Techniques to improve upgradeability
In order to upgrade firstly we need to give versions to our services. The next step is to use deployment tactics like blue-green or canary to do a zero downtime deployment.
It is vital that we have the legal right to use any of the 3rd party tools and frameworks which we may need. We must keep an eye here on the open source ones which may come with additional constraint that we do not want. No one want to disclose the source code so we should stay away from GPL licences. Now in the EU GDPR has become mandatory, so we need to make sure we do satisfy it. Does the company needs to follow some processes in order to be some ISO standard complaint?
Techniques to improve legal
Ideally every company should have a legal department. However this is not the case. Again the use of a fitness function (eg license check) will protect us from blacklisted licences. When designing the system we must consider a way to anonymise our users data.

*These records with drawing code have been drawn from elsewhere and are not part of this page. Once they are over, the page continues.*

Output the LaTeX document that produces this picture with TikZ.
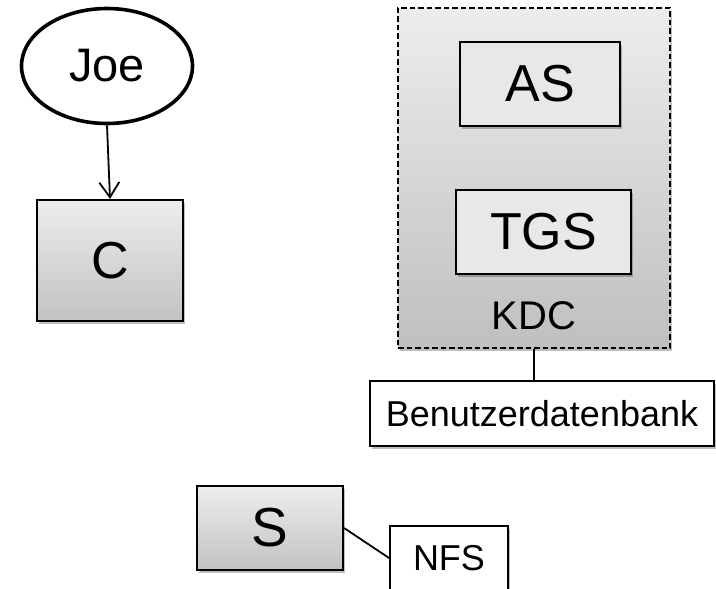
\documentclass[tikz,border=0pt]{standalone}
\usepackage{fontspec}
\setmainfont{Liberation Sans}
\usetikzlibrary{shapes.geometric,arrows.meta,shadows}
\newcommand{\fs}[1]{\fontsize{#1}{#1}\selectfont}
\begin{document}
\begin{tikzpicture}[x=1pt,y=-1pt,
  softshadow/.style={drop shadow={shadow xshift=1.5pt,shadow yshift=-2.5pt,opacity=0.25,fill=black}},
  graybox/.style={rectangle,draw=black,line width=2.2pt,top color=gray!14,bottom color=gray!48,softshadow,inner sep=0pt},
  lightbox/.style={rectangle,draw=black,line width=2.2pt,fill=gray!18,softshadow,inner sep=0pt},
  whitebox/.style={rectangle,draw=black,line width=1.8pt,fill=white,softshadow,inner sep=0pt},
  link/.style={draw=black,line width=1.8pt}]
\useasboundingbox (0,0) rectangle (716,589);

% user and client
\node[ellipse,draw=black,line width=3.6pt,fill=white,minimum width=171,minimum height=115,inner sep=0pt,font=\fs{47}] (joe) at (107,66) {Joe};
\node[graybox,minimum width=146,minimum height=121,font=\fs{52}] (c) at (110,260.5) {C};
\draw[link,-{Straight Barb[length=15pt,width=20pt,line width=1.8pt]}] (joe.south) -- (c.north);

% key distribution center
\node[rectangle,draw=black,dash pattern=on 5.5pt off 3pt,line width=1.5pt,top color=gray!14,bottom color=gray!50,softshadow,minimum width=272,minimum height=340,inner sep=0pt] (kdc) at (534,178) {};
\node[lightbox,minimum width=160,minimum height=84,font=\fs{52}] (as) at (540,84) {AS};
\node[lightbox,minimum width=175,minimum height=84,font=\fs{52}] (tgs) at (543.5,232) {TGS};
\node[font=\fs{40}] (kdclabel) at (534,316) {KDC};

% user database
\node[whitebox,minimum width=344,minimum height=65,font=\fs{36}] (bdb) at (542,413.5) {Benutzerdatenbank};
\draw[link] (kdc.south) -- (kdc.south |- bdb.north);

% server and file system
\node[graybox,minimum width=146,minimum height=84,font=\fs{55}] (s) at (270,528) {S};
\node[whitebox,minimum width=118,minimum height=64,font=\fs{36}] (nfs) at (449,558) {NFS};
\draw[link] (s.east) -- (nfs.west);
\end{tikzpicture}
\end{document}
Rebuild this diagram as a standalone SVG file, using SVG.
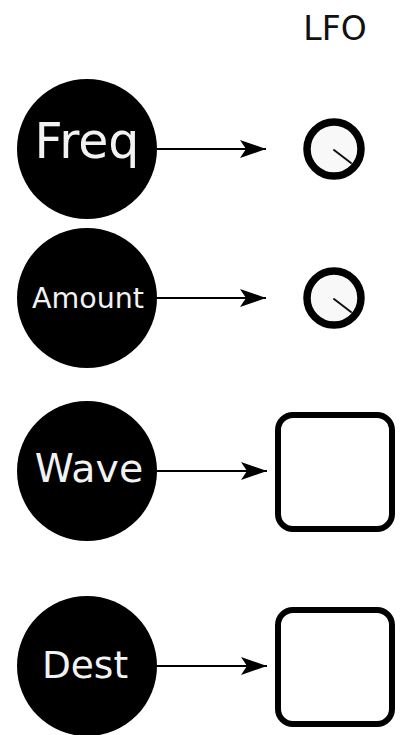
<svg xmlns="http://www.w3.org/2000/svg" width="405" height="735" viewBox="0 0 405 735">
  <style>
    .src circle { fill: #000; }
    .src text { fill: #f2f2f2; font-family: "DejaVu Sans", sans-serif; text-anchor: middle; }
    .knob circle { fill: #f8f8f8; stroke: #000; stroke-width: 7.5; }
    .knob line { stroke: #111; stroke-width: 2; stroke-linecap: round; }
    .box rect { fill: #fff; stroke: #000; stroke-width: 6; }
    .links line { stroke: #000; stroke-width: 2; marker-end: url(#arrow); }
    .title { font-family: "DejaVu Sans", sans-serif; font-size: 33px; fill: #111; text-anchor: middle; }
  </style>
  <defs>
    <marker id="arrow" viewBox="0 0 26 18" refX="26" refY="9" markerWidth="26" markerHeight="18" markerUnits="userSpaceOnUse" orient="auto">
      <path d="M0,0 L26,9 L0,18 L6,9 Z" fill="#000"/>
    </marker>
  </defs>
  <rect width="405" height="735" fill="#fff"/>

  <text class="title" x="335" y="40">LFO</text>

  <!-- source nodes -->
  <g id="freq" class="src">
    <circle cx="87" cy="149" r="70"/>
    <text x="87" y="158" font-size="49">Freq</text>
  </g>
  <g id="amount" class="src">
    <circle cx="87" cy="298" r="70"/>
    <text x="88" y="308" font-size="28.5">Amount</text>
  </g>
  <g id="wave" class="src">
    <circle cx="87" cy="471" r="70"/>
    <text x="89" y="482" font-size="39.5">Wave</text>
  </g>
  <g id="dest" class="src">
    <circle cx="87" cy="666" r="70"/>
    <text x="85" y="678" font-size="37.5">Dest</text>
  </g>

  <!-- LFO controls -->
  <g id="freq-knob" class="knob">
    <circle cx="334" cy="149" r="27"/>
    <line x1="334" y1="150" x2="351" y2="163"/>
  </g>
  <g id="amount-knob" class="knob">
    <circle cx="334" cy="298" r="27"/>
    <line x1="334" y1="299" x2="351" y2="312"/>
  </g>
  <g id="wave-select" class="box">
    <rect x="278" y="415" width="114" height="114" rx="15"/>
  </g>
  <g id="dest-select" class="box">
    <rect x="278" y="610" width="114" height="114" rx="15"/>
  </g>

  <!-- connectors -->
  <g id="connectors" class="links">
    <line x1="157" y1="149" x2="266" y2="149"/>
    <line x1="157" y1="298" x2="266" y2="298"/>
    <line x1="157" y1="471" x2="267" y2="471"/>
    <line x1="157" y1="666" x2="267" y2="666"/>
  </g>
</svg>
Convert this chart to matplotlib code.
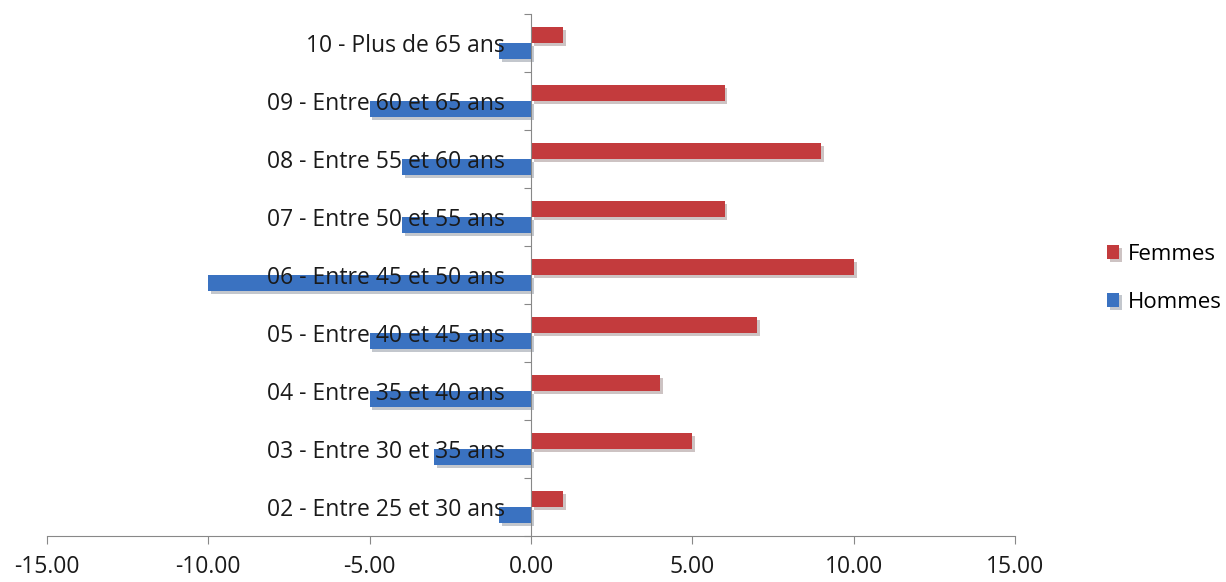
import matplotlib
matplotlib.use("Agg")
import matplotlib.pyplot as plt
import matplotlib.patheffects as pe
import numpy as np

plt.rcParams['font.family'] = ['Open Sans', 'DejaVu Sans']

categories = ["02 - Entre 25 et 30 ans", "03 - Entre 30 et 35 ans", "04 - Entre 35 et 40 ans",
              "05 - Entre 40 et 45 ans", "06 - Entre 45 et 50 ans", "07 - Entre 50 et 55 ans",
              "08 - Entre 55 et 60 ans", "09 - Entre 60 et 65 ans", "10 - Plus de 65 ans"]
femmes = [1, 5, 4, 7, 10, 6, 9, 6, 1]
hommes = [-1, -3, -5, -5, -10, -4, -4, -5, -1]
xticks = [-15, -10, -5, 0, 5, 10, 15]

fig = plt.figure(figsize=(12.26, 5.82), dpi=100)
ax = fig.add_axes([0.0383, 0.079, 0.7897, 0.897])

y = np.arange(len(categories))
h = 0.275
shadow = [pe.SimplePatchShadow(offset=(2, -2), alpha=0.25), pe.Normal()]
b1 = ax.barh(y + h / 2, femmes, height=h, color='#C33B3D', label='Femmes', zorder=1)
b2 = ax.barh(y - h / 2, hommes, height=h, color='#3A72C1', label='Hommes', zorder=1)
for b in list(b1) + list(b2):
    b.set_path_effects(shadow)

ax.set_xlim(-15, 15)
ax.set_ylim(-0.5, len(categories) - 0.5)
ax.set_xticks(xticks)
ax.set_xticklabels(["%.2f" % v for v in xticks], fontsize=16.5, color='#1a1a1a')

# y axis at zero, major ticks at category boundaries, labels at centres
ax.spines['left'].set_position(('data', 0))
ax.set_yticks(np.arange(-0.5, len(categories)))
ax.set_yticklabels([])
ax.set_yticks(y, minor=True)
ax.set_yticklabels(categories, minor=True, fontsize=16.5, color='#1a1a1a')
ax.tick_params(axis='y', which='minor', length=0, pad=19)
ax.tick_params(axis='y', which='major', length=5, color='#888888')
ax.tick_params(axis='x', length=6, color='#888888', pad=8)

for s in ['top', 'right']:
    ax.spines[s].set_visible(False)
ax.spines['left'].set_color('#888888')
ax.spines['bottom'].set_color('#888888')

handles = [b1, b2]
leg = fig.legend(handles, ['Femmes', 'Hommes'], loc='center left', bbox_to_anchor=(0.8866, 0.522),
                 frameon=False, fontsize=16, handlelength=0.55, handleheight=0.6,
                 handletextpad=0.4, labelspacing=1.2)

fig.savefig("out.png", dpi=100)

One of the most important characteristic, if not the most. Everything has a cost, material or not. No matter the type it always translates into money. If we need a buy a license for some our tools (IDE), cloud services(eg aws), 3rd party frameworks (eg new-relic) it will always come with a financial cost. The development team comes also with a cost. Learning new tech or training team members come with a cost. Not respecting the agile manifesto comes with a cost. Bad code comes with a cost. Lack of unit tests come with a cost. Lack of CI/CD comes with a cost. Lack of infrastructure-as-code comes with a cost. The list could go on and on. No wonder our clients are scared and want to reduce it.
Techniques to reduce cost
It is our fiduciary responsibility to help our clients to control the costs. Our role is to differentiate between costs that are just costs and investments. And convince the client that the investments are worth doing.
Take for example the scrum process. Now I’m not saying that it does not work. I’m just saying that I didn’t personally see it working. So many ceremonies (grooming, planning, standups, demos, retros) during a fixed cycle(usually two weeks). Then calculate burnout, velocity and plan based on estimations(which are guesses). Sprints completed 100% represents the exception, not the rule. I need to always refer to the ceremony vs essence comparison. We need to be agile and adapt, not follow blindly the processes. I am an adept of NoEstimates and Scrumban if you want. Reduce meeting minutes and ceremonies and the cost will go down. Focus on essence which is getting stuff done.
Tests are necessary. The only way to go fast is to go right. These are investments. We must convince our clients that costs will go down on the long term. This will reduce the number of bugs, hence the cost.
Code quality is another investment. A code that is good will lead to better tests. It will improve the robustness, maintainability, modifiability and so on. Any change that we make will take much less time than is a system that is hard to maintain. Costs will go down.
Refers to the system ability to keep historical data records. It’s important in systems where data is first class citizen(eg financial systems). The data is never deleted but archived, mostly for legal reasons. Archivability acts as a support for auditability.
Techniques to implement archivability
First are foremost use timestamps on the data.(eg updatedOn, createdOn). Then have a cron job that will move all data below a certain threshold into historical tables. Another technique is to mark the data as soft deleted, but this will affect query performance.
The system characteristic that permits to reconstitute history. All critical actions must be logged, especially in security scenarios so that we can reproduce issues and learn from mistakes. Also we can use it a legal base if such problem exists.
Techniques to implement auditability
Log every critical action and centralize the logs. ELK will help you in this case. Or the combination of sleuth and zipkin.
PS. This is not a complete list in any way.